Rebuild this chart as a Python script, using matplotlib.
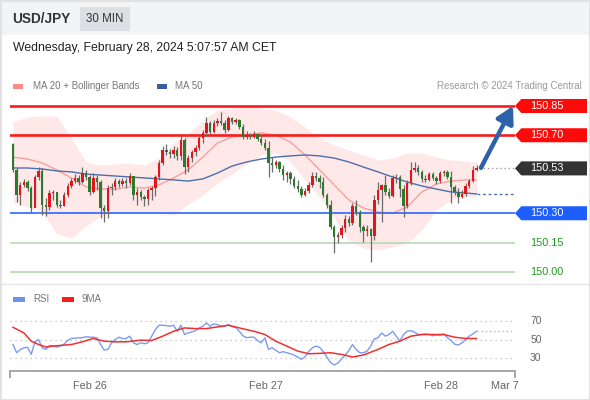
import numpy as np
import matplotlib
matplotlib.use('Agg')
import matplotlib.pyplot as plt
from matplotlib.patches import Rectangle, Polygon
from matplotlib.transforms import blended_transform_factory

plt.rcParams['font.family'] = ['Liberation Sans', 'DejaVu Sans']

# 30 min candles, USD/JPY
first_open = 150.655
close = [
    150.522, 150.394, 150.445, 150.460, 150.429, 150.327, 150.486, 150.517, 150.342, 150.332,
    150.404, 150.409, 150.342, 150.337, 150.394, 150.440, 150.465, 150.481, 150.460, 150.506,
    150.486, 150.409, 150.481, 150.460, 150.327, 150.312, 150.429, 150.435, 150.465, 150.450,
    150.465, 150.455, 150.491, 150.394, 150.409, 150.383, 150.373, 150.419, 150.429, 150.486,
    150.558, 150.624, 150.614, 150.604, 150.624, 150.594, 150.676, 150.537, 150.583, 150.614,
    150.635, 150.686, 150.712, 150.763, 150.717, 150.763, 150.773, 150.763, 150.727, 150.788,
    150.768, 150.778, 150.742, 150.691, 150.701, 150.691, 150.706, 150.681, 150.660, 150.635,
    150.558, 150.547, 150.563, 150.527, 150.496, 150.506, 150.476, 150.440, 150.424, 150.394,
    150.414, 150.445, 150.491, 150.481, 150.460, 150.394, 150.342, 150.230, 150.178, 150.188,
    150.224, 150.271, 150.250, 150.337, 150.306, 150.230, 150.209, 150.219, 150.183, 150.368,
    150.419, 150.445, 150.409, 150.388, 150.481, 150.486, 150.424, 150.337, 150.455, 150.522,
    150.532, 150.512, 150.476, 150.471, 150.501, 150.481, 150.465, 150.506, 150.512, 150.486,
    150.435, 150.409, 150.383, 150.399, 150.440, 150.465, 150.522, 150.530]
high = [
    150.660, 150.532, 150.460, 150.476, 150.471, 150.440, 150.496, 150.537, 150.532, 150.378,
    150.419, 150.419, 150.409, 150.368, 150.409, 150.455, 150.481, 150.501, 150.496, 150.537,
    150.522, 150.496, 150.506, 150.496, 150.471, 150.342, 150.445, 150.455, 150.481, 150.476,
    150.481, 150.481, 150.506, 150.491, 150.429, 150.419, 150.394, 150.429, 150.440, 150.496,
    150.573, 150.645, 150.655, 150.629, 150.645, 150.640, 150.701, 150.686, 150.599, 150.624,
    150.650, 150.701, 150.727, 150.794, 150.773, 150.778, 150.788, 150.819, 150.778, 150.799,
    150.794, 150.788, 150.783, 150.758, 150.722, 150.712, 150.722, 150.712, 150.701, 150.681,
    150.671, 150.588, 150.573, 150.568, 150.547, 150.517, 150.517, 150.491, 150.471, 150.440,
    150.429, 150.460, 150.512, 150.512, 150.496, 150.486, 150.404, 150.368, 150.240, 150.204,
    150.240, 150.291, 150.286, 150.353, 150.368, 150.317, 150.240, 150.240, 150.224, 150.394,
    150.460, 150.450, 150.496, 150.429, 150.496, 150.501, 150.496, 150.445, 150.471, 150.563,
    150.563, 150.547, 150.522, 150.496, 150.512, 150.512, 150.491, 150.517, 150.522, 150.522,
    150.517, 150.445, 150.429, 150.419, 150.455, 150.476, 150.542, 150.547]
low = [
    150.512, 150.358, 150.342, 150.435, 150.414, 150.301, 150.337, 150.471, 150.291, 150.286,
    150.317, 150.368, 150.332, 150.327, 150.337, 150.383, 150.429, 150.455, 150.445, 150.455,
    150.471, 150.394, 150.404, 150.419, 150.276, 150.255, 150.276, 150.394, 150.419, 150.435,
    150.440, 150.429, 150.445, 150.368, 150.342, 150.368, 150.337, 150.342, 150.368, 150.388,
    150.471, 150.547, 150.599, 150.583, 150.583, 150.573, 150.573, 150.501, 150.512, 150.563,
    150.594, 150.624, 150.660, 150.696, 150.706, 150.712, 150.747, 150.753, 150.712, 150.722,
    150.758, 150.758, 150.732, 150.681, 150.681, 150.681, 150.686, 150.671, 150.650, 150.624,
    150.486, 150.512, 150.532, 150.512, 150.471, 150.460, 150.450, 150.429, 150.409, 150.383,
    150.388, 150.404, 150.435, 150.465, 150.429, 150.383, 150.327, 150.219, 150.096, 150.147,
    150.173, 150.204, 150.235, 150.240, 150.291, 150.204, 150.153, 150.183, 150.050, 150.163,
    150.347, 150.255, 150.394, 150.378, 150.383, 150.455, 150.383, 150.281, 150.327, 150.445,
    150.512, 150.496, 150.460, 150.460, 150.465, 150.471, 150.450, 150.455, 150.491, 150.476,
    150.353, 150.394, 150.353, 150.378, 150.388, 150.429, 150.460, 150.517]

# moving averages / bollinger, read every 4th candle
band_idx = [0, 4, 8, 12, 16, 20, 24, 28, 32, 36, 40, 44, 48, 52, 56, 60, 64, 68, 72, 76,
            80, 84, 88, 92, 96, 100, 104, 108, 112, 116, 120, 124, 127]
ma20 = [150.588, 150.578, 150.558, 150.522, 150.481, 150.435, 150.424, 150.424, 150.435, 150.429,
        150.445, 150.481, 150.522, 150.588, 150.660, 150.691, 150.701, 150.712, 150.701, 150.665,
        150.599, 150.522, 150.445, 150.368, 150.327, 150.306, 150.301, 150.332, 150.409, 150.450,
        150.465, 150.471, 150.471]
ma50 = [150.532, 150.532, 150.527, 150.517, 150.512, 150.501, 150.496, 150.491, 150.486, 150.481,
        150.476, 150.471, 150.465, 150.476, 150.506, 150.542, 150.563, 150.578, 150.588, 150.594,
        150.599, 150.594, 150.583, 150.563, 150.537, 150.512, 150.486, 150.460, 150.440, 150.424,
        150.409, 150.404, 150.399]
bb_upper = [150.768, 150.794, 150.799, 150.799, 150.686, 150.563, 150.547, 150.553, 150.558, 150.547,
            150.583, 150.660, 150.706, 150.778, 150.829, 150.840, 150.845, 150.840, 150.829, 150.794,
            150.742, 150.686, 150.650, 150.624, 150.599, 150.573, 150.583, 150.609, 150.609, 150.588,
            150.573, 150.568, 150.563]
bb_lower = [150.353, 150.332, 150.306, 150.194, 150.173, 150.235, 150.286, 150.306, 150.306, 150.306,
            150.301, 150.291, 150.347, 150.394, 150.455, 150.501, 150.553, 150.599, 150.609, 150.563,
            150.471, 150.383, 150.276, 150.163, 150.122, 150.112, 150.127, 150.147, 150.214, 150.317,
            150.368, 150.383, 150.388]

rsi = [44.6, 35.7, 39.0, 41.1, 41.5, 34.0, 47.5, 50.0, 41.0, 39.3,
       43.6, 42.9, 41.8, 42.9, 45.0, 49.0, 51.1, 51.5, 51.8, 52.0,
       53.0, 52.5, 52.5, 51.8, 44.6, 38.6, 39.3, 46.4, 50.0, 52.5,
       51.1, 51.1, 53.6, 46.4, 44.6, 46.4, 45.4, 46.4, 53.6, 60.7,
       65.4, 65.4, 65.0, 64.3, 65.4, 58.9, 65.4, 55.4, 57.1, 58.2,
       59.6, 62.5, 64.3, 67.9, 64.3, 66.8, 66.1, 64.3, 64.3, 66.1,
       64.3, 63.0, 59.0, 54.0, 52.0, 52.5, 52.5, 48.9, 46.4, 51.8,
       39.3, 41.1, 38.2, 35.7, 36.8, 35.7, 34.6, 33.2, 31.1, 28.6,
       31.5, 37.0, 41.0, 42.9, 41.5, 37.0, 31.0, 25.0, 22.5, 24.5,
       29.0, 33.0, 38.0, 44.6, 39.3, 35.7, 35.7, 37.5, 42.9, 50.7,
       51.8, 57.1, 53.6, 55.4, 58.9, 53.6, 48.2, 55.4, 58.9, 59.6,
       58.0, 55.4, 55.4, 56.0, 55.4, 54.0, 55.0, 54.6, 56.1, 52.0,
       49.0, 45.0, 44.0, 46.4, 50.0, 53.6, 56.1, 58.9]
ma9_idx = [0, 3, 5, 7, 9, 11, 13, 16, 19, 22, 25, 28, 31, 35, 38, 41, 44, 47, 50, 53,
           56, 59, 62, 66, 69, 72, 75, 78, 81, 84, 87, 90, 93, 96, 100, 103, 106, 109, 112, 115,
           118, 121, 124, 127]
rsi_ma9 = [63.2, 57.1, 48.2, 44.6, 41.8, 42.9, 43.6, 44.6, 47.5, 51.1,
           48.2, 47.5, 47.5, 49.3, 48.9, 53.6, 58.9, 62.5, 61.8, 61.8,
           63.6, 65.4, 62.5, 58.9, 55.4, 48.2, 42.9, 37.5, 34.6, 35.0,
           35.7, 33.9, 31.1, 33.2, 39.3, 44.6, 48.2, 53.6, 55.4, 55.4,
           55.4, 52.5, 51.1, 51.1]

resistances = [150.85, 150.70]
support = 150.30
lower_levels = [150.15, 150.00]
target = 150.85

day_idx = [21.1, 69.2, 117.2, 134.7]
day_labels = ['Feb 26', 'Feb 27', 'Feb 28', 'Mar 7']
rsi_levels = [70, 50, 30]

W, H = 590, 400
fig = plt.figure(figsize=(W / 100, H / 100), dpi=100)
xlim = (-0.82, 137.53)

# --- price panel ---
ax = fig.add_axes([10 / W, 1 - 280 / H, 505 / W, 185 / H])
ax.set_xlim(*xlim)
ax.set_ylim(149.9577, 150.9064)
ax.axis('off')

ax.fill_between(band_idx, bb_lower, bb_upper, color='#ffe8e8', lw=0, zorder=1)
ax.plot(band_idx, ma20, color='#f7a0a0', lw=1, zorder=2)
ax.plot(band_idx, ma50, color='#4b6fab', lw=1, zorder=2)

for lv in resistances:
    ax.axhline(lv, color='#f51d1d', lw=1.9, zorder=2.5)
ax.axhline(support, color='#2a66ff', lw=1.2, zorder=2.5)
for lv in lower_levels:
    ax.axhline(lv, color='#b6d9b1', lw=1.2, zorder=2.5)

idx = np.arange(len(close))
c = np.array(close)
o = np.array([first_open] + close[:-1])
col = np.where(c >= o, '#e3141b', '#2d7a2d')
ax.vlines(idx, low, high, color='#6a6a6a', lw=0.9, zorder=3)
ax.bar(idx, np.maximum(np.abs(c - o), 0.003), bottom=np.minimum(o, c), width=0.66,
       color=col, lw=0, zorder=4)

# extensions past last candle
ax.plot([idx[-1] + 0.8, xlim[1]], [close[-1]] * 2, color='#999999', lw=1,
        linestyle=(0, (1, 2)), zorder=2)
ax.plot([idx[-1], xlim[1]], [ma50[-1]] * 2, color='#4b6fab', lw=1,
        linestyle=(0, (2, 2)), zorder=2)
ax.annotate('', xy=(137.0, target), xytext=(idx[-1] + 1.2, close[-1] + 0.003),
            arrowprops=dict(arrowstyle='-|>,head_length=0.9,head_width=0.5', lw=3.2,
                            color='#2e62a8', mutation_scale=11, shrinkA=0, shrinkB=0),
            zorder=5)

# price tags on the right
tr = blended_transform_factory(ax.transAxes, ax.transData)
hh = 0.036


def price_tag(price, face):
    pts = [(1.0, price), (1.0125, price + hh), (1.1426, price + hh),
           (1.1426, price - hh), (1.0125, price - hh)]
    ax.add_patch(Polygon(pts, closed=True, transform=tr, facecolor=face,
                         edgecolor='none', clip_on=False))
    ax.text(1.03, price, f'{price:.2f}', transform=tr, color='white', fontsize=7.8,
            va='center', ha='left', clip_on=False)


for lv in resistances:
    price_tag(lv, '#ff0a0a')
price_tag(close[-1], '#333333')
price_tag(support, '#1e5eff')
for lv in lower_levels:
    ax.text(1.03, lv, f'{lv:.2f}', transform=tr, color='#1f9a1f', fontsize=7.8,
            va='center', ha='left', clip_on=False)

# --- RSI panel ---
rx = fig.add_axes([10 / W, 1 - 371 / H, 505 / W, 66 / H])
rx.set_xlim(*xlim)
rx.set_ylim(15.95, 87.3)
for s in ['top', 'left', 'right']:
    rx.spines[s].set_visible(False)
rx.spines['bottom'].set_color('#a0a0a0')
rx.spines['bottom'].set_linewidth(1.3)
rx.set_yticks([])
rx.set_xticks(day_idx)
rx.set_xticklabels(day_labels)
rx.tick_params(axis='x', length=0, pad=7, labelsize=7.8, labelcolor='#666666')
rx.set_xticks(list(xlim), minor=True)
rx.tick_params(axis='x', which='minor', length=5, width=1.3, color='#a0a0a0')
rx.patch.set_alpha(0)

trr = blended_transform_factory(rx.transAxes, rx.transData)
for lv in rsi_levels:
    rx.axhline(lv, color='#bdbdbd', lw=0.9, linestyle=(0, (1, 3)))
    rx.text(1.03, lv, str(lv), transform=trr, color='#666666', fontsize=7.5,
            va='center', ha='left', clip_on=False)

rx.plot(idx, rsi, color='#7d9cf0', lw=1)
rx.plot(ma9_idx, rsi_ma9, color='#f03030', lw=1.1)
rx.plot([idx[-1], xlim[1]], [rsi[-1]] * 2, color='#9fb6f2', lw=1, linestyle=(0, (1, 2)))

# --- header, legends, frame (pixel overlay) ---
ov = fig.add_axes([0, 0, 1, 1], zorder=-1)
ov.set_xlim(0, W)
ov.set_ylim(H, 0)
ov.axis('off')
ov.add_patch(Rectangle((0, 0), W, 35, facecolor='#f3f4f6', edgecolor='none'))
ov.text(12, 19, 'USD/JPY', fontsize=9.8, fontweight='bold', color='#333333', va='center')
ov.add_patch(Rectangle((80, 7), 50, 24, facecolor='#dcdfe3', edgecolor='none'))
ov.text(105, 19, '30 MIN', fontsize=8.3, color='#333333', va='center', ha='center')
ov.text(13, 48, 'Wednesday, February 28, 2024 5:07:57 AM CET', fontsize=8.8,
        color='#222222', va='center')

ov.add_patch(Rectangle((13, 84), 10, 4.5, facecolor='#ff8a8a', edgecolor='none'))
ov.text(33, 86, 'MA 20 + Bollinger Bands', fontsize=7, color='#777777', va='center')
ov.add_patch(Rectangle((157, 84), 10, 4.5, facecolor='#3b5f9e', edgecolor='none'))
ov.text(175, 86, 'MA 50', fontsize=7, color='#777777', va='center')
ov.text(582, 86, 'Research \u00a9 2024 Trading Central', fontsize=7, color='#9a9a9a',
        va='center', ha='right')

ov.add_patch(Rectangle((13, 297), 12, 4.5, facecolor='#6f93ea', edgecolor='none'))
ov.text(33, 299, 'RSI', fontsize=7, color='#777777', va='center')
ov.add_patch(Rectangle((62, 297), 12, 4.5, facecolor='#ff1a1a', edgecolor='none'))
ov.text(82, 299, '9MA', fontsize=7, color='#777777', va='center')

ov.plot([0, W], [284, 284], color='#e6e6e6', lw=1)
ov.add_patch(Rectangle((0.5, 0.5), W - 1, H - 1, facecolor='none', edgecolor='#e2e2e2', lw=1.5))

fig.savefig('out.png', dpi=100)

--

▶ [Exercise aim] Return only the lines running from the top of the data to the line that holds "plt.rcParams['font.family'] = ['Liberation". Include both of those lines, but skip the pictures.

▶ [Solution to this problem]
Rebuild this chart as a Python script, using matplotlib.
import numpy as np
import matplotlib
matplotlib.use('Agg')
import matplotlib.pyplot as plt
from matplotlib.patches import Rectangle, Polygon
from matplotlib.transforms import blended_transform_factory

plt.rcParams['font.family'] = ['Liberation Sans', 'DejaVu Sans']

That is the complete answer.